In a recent article Rachel Courtland* points out that chip makers are expressing the relative merit of new technologies with “Node Numbers.”Design and process improvements drive each improvement in performance while delivering better cost performance with no relation to the size of the transistors or features used to make up the complex computer chips. The relationship between the size of transistors and improvements in density and performance is now related to other process improvements. Since 2007 the size of transistor gates remained somewhat static and in 2013 the pitch of wires on chips seems to have stalled. So chip manufacturers now use these Node Numbers to indicate a new generation of technology.
Keeping track of Moore’s law will be more difficult in the future without the obvious points of reference we used in the past such as transistor size. Perhaps new metrics will become apparent. For example, effective chip density may be a new metric to measure future node improvements. The IT industry is somewhat driven by the technology progression predicted by Moore’s law, and it is an important consideration in IT investment strategies.
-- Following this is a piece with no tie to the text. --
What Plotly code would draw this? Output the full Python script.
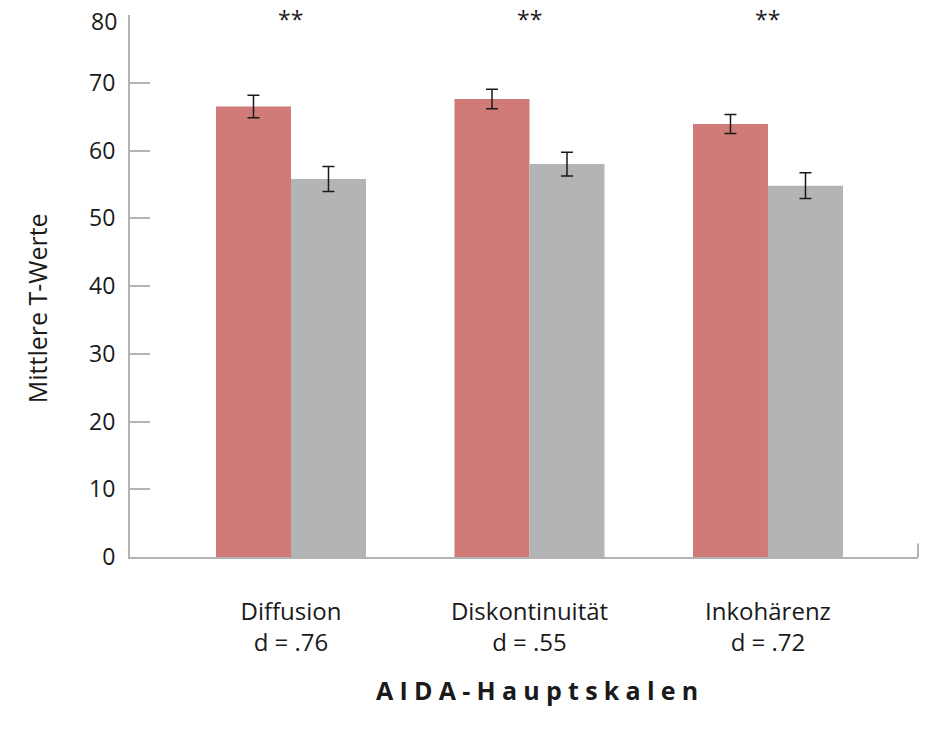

Data center network infrastructures are another example of this discussion. New technologies like software-defined networks are creating new capabilities by enhancing traditional internet protocol data networks. Traditional data center IP networks must now focus on other metrics – density, scalability, reliability and agility – to support evolving data center network applications. The old metrics used to measure network capability, such as 10G and 40G Ethernet, still exist as a baseline, but new metrics are needed to describe new data center innovations. SDN and other new data center architectures will drive better network efficiency. As always, the founding physical layer must evolve to support these innovations.
Whether you are buying a new smartphone or building a new data center, we all expect to see better results for less money as time goes by. Innovation will continue to provide cost improvement and help sustain the Moore effect for IT systems. Investing in the right partnerships that foster innovation will serve you well as more focus is placed on optimizing traditional technologies. Some of the traditional drivers, like transistor size, might not provide the same pace of innovation they have in the past. I believe Moore’s law will continue to hold true. I am already planning my next system purchase based on what I expect the cost and performance to be in two years.